Marijuana stocks have been on fire for the better part of a year now, and we certainly don't need to look hard to find reasons why.
For starters, legal marijuana sales are growing at an exceptionally quick pace. A recently released report from Marijuana Business Daily titled "Marijuana Business Factbook 2017" suggests that legal pot sales could grow by 45% in 2018, and roughly 300% between 2016 and 2021 to more than $17 billion. That alone has been enough to get investors excited about the industry's long-term prospects.
The rapidly changing opinion toward cannabis among the public is another reason why marijuana stock investors are so excited about the future. Gallup, which has been polling the public on marijuana for nearly five decades, found that 60% of those surveyed in 2016 wanted to see recreational pot legalized nationally. By comparison, only 25% of the public felt this way back in 1995. An even more recent Quinnipiac University poll this April showed that an overwhelming 94% of the public would like to see medical cannabis legalized in the United States.
We're also seeing plenty of near-term expansion opportunities for the industry in North America. Last month, Mexican President Enrique Pena Nieto signed legislation making medical cannabis legal throughout the country. Meanwhile, Canada's parliament is currently debating legislation that would legalize recreational marijuana by as early as July 1, 2018.
And finally, a few marijuana stocks have begun to turn the corner to profitability. For instance, Canadian medical cannabis grower and retailer Aphria (NASDAQOTH:APHQF) has generated a profit in five consecutive quarters. This doesn't mean Aphria is "cheap" relative to its current P/E, but achieving recurring profitability is exceptionally difficult for most pot stocks.
This new trend is great for investors and awful for consumers
Well, there's even more good news for marijuana stock investors, at least according to the recently released fourth-quarter earnings reports from Canada's medical cannabis growers and retailers Canopy Growth Corp. (NASDAQOTH:TWMJF) and MedReleaf (NASDAQOTH:MEDFF).
As noted in both earnings reports, the average price or contribution per gram sold increased by a double-digit percentage on a year-over-year basis. For Canopy Growth, its average sales price per gram increased to 12.2% to $6.23 (8.03 Canadian dollars), while MedReleaf's full-year results pointed to an adjusted product contribution per gram sold of $6.54 (CA$8.42), an increase of 19.3% over fiscal 2016. In other words, even with production increasing in Canada, producers and retailers aren't having any problems passing along higher prices to wholesalers and consumers. That's potentially great news for the bottom lines of marijuana stocks.
Then again, it's not exactly what the consumer wants to see. The expectation is that as more producers enter the space, and more product hits the market, the price for cannabis on a per-gram basis should fall. But that's not what we're seeing. The question at this point, which we don't have the answer for yet, is whether this increase in per-gram pricing is due to a considerable increase in demand amid reduced supply, or if the concentration of supply is in too few hands, leading to significant pricing power. If I were to place my bet, I'd suggest the former is the likely culprit.

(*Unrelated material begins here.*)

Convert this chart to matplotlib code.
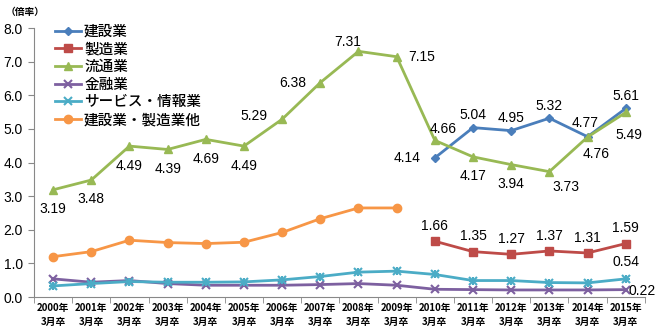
import matplotlib
matplotlib.use("Agg")
import matplotlib.pyplot as plt
import numpy as np

plt.rcParams['font.family'] = ['Noto Sans CJK JP', 'DejaVu Sans']

years = [str(y) for y in range(2000, 2016)]
tick_labels = [f"{y}年\n3月卒" for y in years]

# 2010年以降のみ
construction = [None] * 10 + [4.14, 5.04, 4.95, 5.32, 4.77, 5.61]
manufacturing = [None] * 10 + [1.66, 1.35, 1.27, 1.37, 1.31, 1.59]
distribution = [3.19, 3.48, 4.49, 4.39, 4.69, 4.49, 5.29, 6.38, 7.31, 7.15,
                4.66, 4.17, 3.94, 3.73, 4.76, 5.49]
finance = [0.54, 0.44, 0.49, 0.40, 0.35, 0.35, 0.35, 0.37, 0.40, 0.35,
           0.23, 0.22, 0.21, 0.21, 0.21, 0.22]
service = [0.33, 0.40, 0.46, 0.44, 0.44, 0.45, 0.51, 0.61, 0.74, 0.77,
           0.67, 0.49, 0.49, 0.43, 0.42, 0.54]
# 2009年まで
constr_manuf = [1.20, 1.35, 1.69, 1.62, 1.59, 1.63, 1.92, 2.33, 2.65, 2.65] + [None] * 6

series = [
    ("建設業", construction, "#4A7EBB", "D", 4),
    ("製造業", manufacturing, "#BE4B48", "s", 6),
    ("流通業", distribution, "#98B954", "^", 6),
    ("金融業", finance, "#7D60A0", "x", 6),
    ("サービス・情報業", service, "#4BACC6", "x", 6),
    ("建設業・製造業他", constr_manuf, "#F79646", "o", 6),
]

# label offsets (points) per series, per index
dist_off = {0: (0, -14), 1: (0, -14), 2: (0, -14), 3: (0, -14), 4: (0, -14), 5: (0, -14),
            6: (-20, 2), 7: (-20, 0), 8: (-8, 7), 9: (18, 0), 10: (6, 8),
            11: (0, -14), 12: (0, -14), 13: (12, -11), 14: (6, -12), 15: (2, -16)}
constr_off = {10: (-20, 0), 11: (0, 9), 12: (0, 9), 13: (0, 9), 14: (-2, 10), 15: (0, 9)}

fig = plt.figure(figsize=(6.6, 3.35), dpi=100)
ax = fig.add_axes([0.0515, 0.1134, 0.9255, 0.8026])

for name, vals, color, marker, ms in series:
    xs = [i for i, v in enumerate(vals) if v is not None]
    ys = [v for v in vals if v is not None]
    mew = 1.5 if marker == "x" else 1
    ax.plot(xs, ys, color=color, lw=2, marker=marker, ms=ms, mew=mew, label=name, zorder=3)
    if name == "サービス・情報業":
        ax.plot(xs, ys, ls="none", marker="+", ms=ms, color=color, mew=1.5, zorder=3)

lab = dict(ha="center", va="center", fontsize=10, family=['Liberation Sans', 'DejaVu Sans'])
for i, v in enumerate(distribution):
    dx, dy = dist_off[i]
    ax.annotate(f"{v:.2f}", (i, v), xytext=(dx, dy), textcoords="offset points", **lab)
for i, v in enumerate(construction):
    if v is None:
        continue
    dx, dy = constr_off[i]
    ax.annotate(f"{v:.2f}", (i, v), xytext=(dx, dy), textcoords="offset points", **lab)
for i, v in enumerate(manufacturing):
    if v is None:
        continue
    ax.annotate(f"{v:.2f}", (i, v), xytext=(0, 11), textcoords="offset points", **lab)
ax.annotate(f"{service[15]:.2f}", (15, service[15]), xytext=(0, 12), textcoords="offset points", **lab)
ax.annotate(f"{finance[15]:.2f}", (15, finance[15]), xytext=(12, -1), textcoords="offset points", **lab)

ax.set_xlim(-0.5, len(years) - 0.5)
ax.set_ylim(0, 8)
ax.set_yticks(np.arange(0, 8.1, 1))
ax.set_yticklabels([f"{v:.1f}" for v in np.arange(0, 8.1, 1)], fontsize=10,
                   family=['Liberation Sans', 'DejaVu Sans'])
ax.set_xticks(range(len(years)))
ax.set_xticklabels(tick_labels, fontsize=7, fontweight="bold", linespacing=1.5)
ax.set_xticks(np.arange(-0.5, len(years)), minor=True)
ax.tick_params(axis="x", which="major", length=0, pad=4)
ax.tick_params(axis="x", which="minor", length=4, color="#888888")
ax.tick_params(axis="y", length=4, color="#888888", pad=4)
for s in ("top", "right"):
    ax.spines[s].set_visible(False)
for s in ("left", "bottom"):
    ax.spines[s].set_color("#888888")

fig.text(0.008, 0.955, "（倍率）", fontsize=7, fontweight="bold")

ax.legend(loc="upper left", bbox_to_anchor=(0.02, 1.045), frameon=False,
          prop=dict(size=10.5, weight="medium"),
          handlelength=1.8, handletextpad=0.2, labelspacing=0.25, borderaxespad=0.2)

fig.savefig("out.png", dpi=100)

A reversal could be coming
However, we may also be on the precipice of a shift that sees pressure put on pot prices over the longer term. Health Canada recently announced changes to its medical marijuana program that'll see a number of new businesses granted licenses to produce cannabis, while newly legal recreational states in the U.S. are expected to see an influx of applications from growers. It's not uncommon to see consumer demand surge in a post-approval environment, but the initial euphoria surrounding legalization does eventually wane, which should bode well for consumers over the long run and reduce the pricing power of growers.
The big question is whether there will be enough demand to counteract weaker margins with higher sales volume. If Canada moves forward with plans to legalize recreational pot, which is estimated by the Canadian government to be a $5 billion to $7 billion a year opportunity, the answer is probably "yes" for Canadian producers like Canopy Growth, Aphria, and MedReleaf. But, if Prime Minister Justin Trudeau's aspirations to legalize recreational cannabis once again fizzle out, we could see weaker margins and slower profit growth ensue, because there's only so much cost-cutting and efficiency these companies can squeeze out of their operations.
There's no denying that legal marijuana is an intriguing investment opportunity given its exceptionally high industry growth rates. But there are also some clear-cut concerns that this growth and investors' lofty expectations may not translate into big profits for marijuana stocks. Until we have an idea of what'll happen in Canada with its recreational pot bill, your smartest bet is to remain on the sidelines and allow the marijuana industry time to mature.